My suspicion is that "correct" use of <nbsp> <lajanyalan> <space> to represent te-kerende, along with a "smart" font that shapes lajanyalan appropriately for this context, will be an exotic rarity.

(The "hyphen" comparison isn't very persuasive, IMO. I notice that what's actually in your comment is not a hyphen but an en-dash — perhaps thanks to an autocorrect feature? When a punctuation dash with surrounding spaces is used in English, breaking the line before the dash — so that it appears at start-of-line — is much less jarring than breaking before te-kerende would be. The Latin-script analogue to N'Ko te-kerende would be a hyphen without any surrounding spaces, which does not permit a preceding break.)

r12a commented 1 year ago

My suspicion is that "correct" use of <nbsp> <lajanyalan> <space> to represent te-kerende, along with a "smart" font that shapes lajanyalan appropriately for this context, will be an exotic rarity.

One of the things driving this discussion was that i looked at a number of online texts to figure out what users do, and they all used <space><lajanyalan><space> for the te-kerende (and for various other hyphen/dash-like places).

It may be better to move this discussion to a separate issue focused on line-breaking for te-kerende.

(in my earlier comment i have just changed 'hyphens' to 'dashes in English', which i intend to cover hyphens and other dashes.)

r12a commented 1 year ago

... even borrow the Arabic-script KASHIDA instead

I'm not sure why they would do that, or why they would try not to use spaces. The lajanyalan is the N'Ko equivalent of the Arabic tatweel (which i assume you mean by kashida). And using it without spaces would immediately produce incorrect results, because (a) it would join with the adjacent characters (as would the tatweel), and (b) it wouldn't produce the gaps either side which always appear with te-kerende. So i don't think that users are likely to omit the spaces. (That said, for fine typography, they may perhaps choose slightly smaller spaces.)

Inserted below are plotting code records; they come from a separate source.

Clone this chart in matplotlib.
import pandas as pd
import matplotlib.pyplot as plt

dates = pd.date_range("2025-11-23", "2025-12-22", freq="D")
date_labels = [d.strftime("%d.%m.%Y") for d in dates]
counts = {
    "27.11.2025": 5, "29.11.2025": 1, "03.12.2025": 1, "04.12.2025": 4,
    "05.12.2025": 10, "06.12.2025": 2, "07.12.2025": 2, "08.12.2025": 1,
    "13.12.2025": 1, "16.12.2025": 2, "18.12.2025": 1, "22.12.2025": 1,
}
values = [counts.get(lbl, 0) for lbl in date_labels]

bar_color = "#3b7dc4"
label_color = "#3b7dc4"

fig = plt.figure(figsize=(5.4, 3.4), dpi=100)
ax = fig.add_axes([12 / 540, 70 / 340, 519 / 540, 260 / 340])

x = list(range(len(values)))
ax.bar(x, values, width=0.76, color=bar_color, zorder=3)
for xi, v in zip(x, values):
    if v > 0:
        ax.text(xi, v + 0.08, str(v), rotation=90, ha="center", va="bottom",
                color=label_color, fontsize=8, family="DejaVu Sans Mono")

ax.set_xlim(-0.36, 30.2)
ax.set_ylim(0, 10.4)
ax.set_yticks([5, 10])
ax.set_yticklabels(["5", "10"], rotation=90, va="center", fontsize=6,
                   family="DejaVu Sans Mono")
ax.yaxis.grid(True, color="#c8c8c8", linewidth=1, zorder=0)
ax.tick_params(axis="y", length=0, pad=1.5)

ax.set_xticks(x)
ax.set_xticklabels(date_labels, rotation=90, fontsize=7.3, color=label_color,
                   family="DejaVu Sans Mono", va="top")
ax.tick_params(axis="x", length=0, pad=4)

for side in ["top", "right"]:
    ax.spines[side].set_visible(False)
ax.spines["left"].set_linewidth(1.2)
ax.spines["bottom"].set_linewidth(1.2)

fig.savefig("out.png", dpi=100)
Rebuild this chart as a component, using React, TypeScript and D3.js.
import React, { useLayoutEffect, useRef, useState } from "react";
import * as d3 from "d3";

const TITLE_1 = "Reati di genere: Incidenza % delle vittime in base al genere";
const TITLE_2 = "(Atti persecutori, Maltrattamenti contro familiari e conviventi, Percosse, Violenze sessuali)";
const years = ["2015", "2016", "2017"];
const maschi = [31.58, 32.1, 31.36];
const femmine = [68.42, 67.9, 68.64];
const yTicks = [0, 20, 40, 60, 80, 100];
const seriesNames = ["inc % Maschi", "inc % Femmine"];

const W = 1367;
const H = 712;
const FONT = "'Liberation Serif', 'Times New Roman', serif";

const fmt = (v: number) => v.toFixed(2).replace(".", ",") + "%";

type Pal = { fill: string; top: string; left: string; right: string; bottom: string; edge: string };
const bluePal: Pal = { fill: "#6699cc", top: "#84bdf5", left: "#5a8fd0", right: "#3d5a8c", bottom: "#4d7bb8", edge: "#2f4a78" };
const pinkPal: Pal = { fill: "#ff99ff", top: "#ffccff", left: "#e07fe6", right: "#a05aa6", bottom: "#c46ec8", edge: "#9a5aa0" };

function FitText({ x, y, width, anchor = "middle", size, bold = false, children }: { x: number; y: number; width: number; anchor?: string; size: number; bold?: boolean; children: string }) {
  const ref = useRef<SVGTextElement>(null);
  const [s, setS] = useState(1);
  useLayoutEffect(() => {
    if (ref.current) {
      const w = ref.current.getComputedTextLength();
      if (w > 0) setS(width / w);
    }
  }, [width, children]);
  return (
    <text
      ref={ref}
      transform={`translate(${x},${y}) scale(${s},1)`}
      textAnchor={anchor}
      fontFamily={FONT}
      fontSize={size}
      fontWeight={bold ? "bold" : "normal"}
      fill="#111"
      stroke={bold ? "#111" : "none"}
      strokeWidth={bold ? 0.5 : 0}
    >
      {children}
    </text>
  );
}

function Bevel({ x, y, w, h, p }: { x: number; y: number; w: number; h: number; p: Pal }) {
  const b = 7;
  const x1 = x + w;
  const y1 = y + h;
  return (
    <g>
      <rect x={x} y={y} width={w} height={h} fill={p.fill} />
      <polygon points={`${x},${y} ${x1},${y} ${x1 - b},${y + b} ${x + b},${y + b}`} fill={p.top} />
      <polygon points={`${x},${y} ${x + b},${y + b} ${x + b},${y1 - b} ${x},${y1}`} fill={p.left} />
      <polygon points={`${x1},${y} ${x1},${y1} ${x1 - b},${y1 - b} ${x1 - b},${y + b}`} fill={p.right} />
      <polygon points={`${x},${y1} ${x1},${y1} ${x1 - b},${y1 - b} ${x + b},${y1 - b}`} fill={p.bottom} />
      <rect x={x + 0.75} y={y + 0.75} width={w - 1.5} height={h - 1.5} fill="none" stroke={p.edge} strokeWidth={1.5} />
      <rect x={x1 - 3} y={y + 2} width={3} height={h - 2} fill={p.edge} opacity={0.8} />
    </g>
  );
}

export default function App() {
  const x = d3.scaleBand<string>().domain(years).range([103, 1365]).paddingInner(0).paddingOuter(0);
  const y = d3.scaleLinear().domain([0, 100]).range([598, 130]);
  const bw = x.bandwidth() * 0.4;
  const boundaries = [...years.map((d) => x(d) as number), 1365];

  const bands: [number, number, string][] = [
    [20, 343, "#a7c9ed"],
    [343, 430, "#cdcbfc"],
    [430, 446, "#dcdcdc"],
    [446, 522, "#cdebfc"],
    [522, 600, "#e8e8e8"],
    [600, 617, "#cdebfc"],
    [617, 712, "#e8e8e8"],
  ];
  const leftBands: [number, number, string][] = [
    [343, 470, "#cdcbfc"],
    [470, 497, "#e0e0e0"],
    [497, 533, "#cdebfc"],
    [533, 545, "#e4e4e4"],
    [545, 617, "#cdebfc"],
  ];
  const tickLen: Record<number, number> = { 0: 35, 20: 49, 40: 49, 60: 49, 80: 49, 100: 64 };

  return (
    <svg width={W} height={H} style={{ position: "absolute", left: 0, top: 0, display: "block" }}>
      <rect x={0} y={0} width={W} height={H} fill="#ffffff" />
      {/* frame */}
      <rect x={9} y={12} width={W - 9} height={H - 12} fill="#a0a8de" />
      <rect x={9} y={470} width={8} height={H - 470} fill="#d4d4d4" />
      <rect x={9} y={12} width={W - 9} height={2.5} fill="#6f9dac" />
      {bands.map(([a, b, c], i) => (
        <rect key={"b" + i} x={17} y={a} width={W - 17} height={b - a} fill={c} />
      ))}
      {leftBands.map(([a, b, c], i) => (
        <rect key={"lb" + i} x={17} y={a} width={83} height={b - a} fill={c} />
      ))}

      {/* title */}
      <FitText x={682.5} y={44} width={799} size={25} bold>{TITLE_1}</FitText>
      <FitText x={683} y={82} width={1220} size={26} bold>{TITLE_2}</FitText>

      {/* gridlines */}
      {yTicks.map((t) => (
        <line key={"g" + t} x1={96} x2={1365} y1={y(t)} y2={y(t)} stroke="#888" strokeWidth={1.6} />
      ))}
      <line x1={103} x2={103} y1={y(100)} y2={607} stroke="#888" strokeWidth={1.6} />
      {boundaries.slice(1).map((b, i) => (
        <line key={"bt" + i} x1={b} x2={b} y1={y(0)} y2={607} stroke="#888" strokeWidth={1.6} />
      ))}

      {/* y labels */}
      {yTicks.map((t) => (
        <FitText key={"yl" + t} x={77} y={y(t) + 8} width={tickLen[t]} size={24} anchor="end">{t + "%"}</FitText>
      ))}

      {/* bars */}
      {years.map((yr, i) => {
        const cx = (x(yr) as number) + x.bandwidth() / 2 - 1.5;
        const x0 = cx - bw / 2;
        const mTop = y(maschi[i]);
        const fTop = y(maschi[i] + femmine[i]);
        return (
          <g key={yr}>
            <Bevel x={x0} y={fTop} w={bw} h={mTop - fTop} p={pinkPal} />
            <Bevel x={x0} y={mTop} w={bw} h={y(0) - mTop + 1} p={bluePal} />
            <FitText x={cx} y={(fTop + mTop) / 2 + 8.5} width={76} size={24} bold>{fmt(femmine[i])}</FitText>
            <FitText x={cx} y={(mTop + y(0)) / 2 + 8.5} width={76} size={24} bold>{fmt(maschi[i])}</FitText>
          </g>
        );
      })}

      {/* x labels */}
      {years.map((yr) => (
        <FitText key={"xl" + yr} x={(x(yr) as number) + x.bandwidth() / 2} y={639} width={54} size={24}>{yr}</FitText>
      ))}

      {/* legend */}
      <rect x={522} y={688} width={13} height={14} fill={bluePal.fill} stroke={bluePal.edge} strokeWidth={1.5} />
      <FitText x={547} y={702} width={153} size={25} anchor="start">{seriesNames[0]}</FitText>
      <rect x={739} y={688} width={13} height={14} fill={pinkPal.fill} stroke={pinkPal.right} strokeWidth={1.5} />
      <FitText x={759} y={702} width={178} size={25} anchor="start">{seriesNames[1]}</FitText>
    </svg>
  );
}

NeilSureshPatel commented 1 year ago

These things are always weird. I think if the te-kerende were encoded from the get-go, it would have been used readily. However, without it the most convenient thing to do is <space><lajanyalan><space>, thus making it the typical method. Probably, what should have happened is that the lanjanyalan should not have been encoded, since the tatweel can be used for this purpose. The te-kerende should have been encoded instead.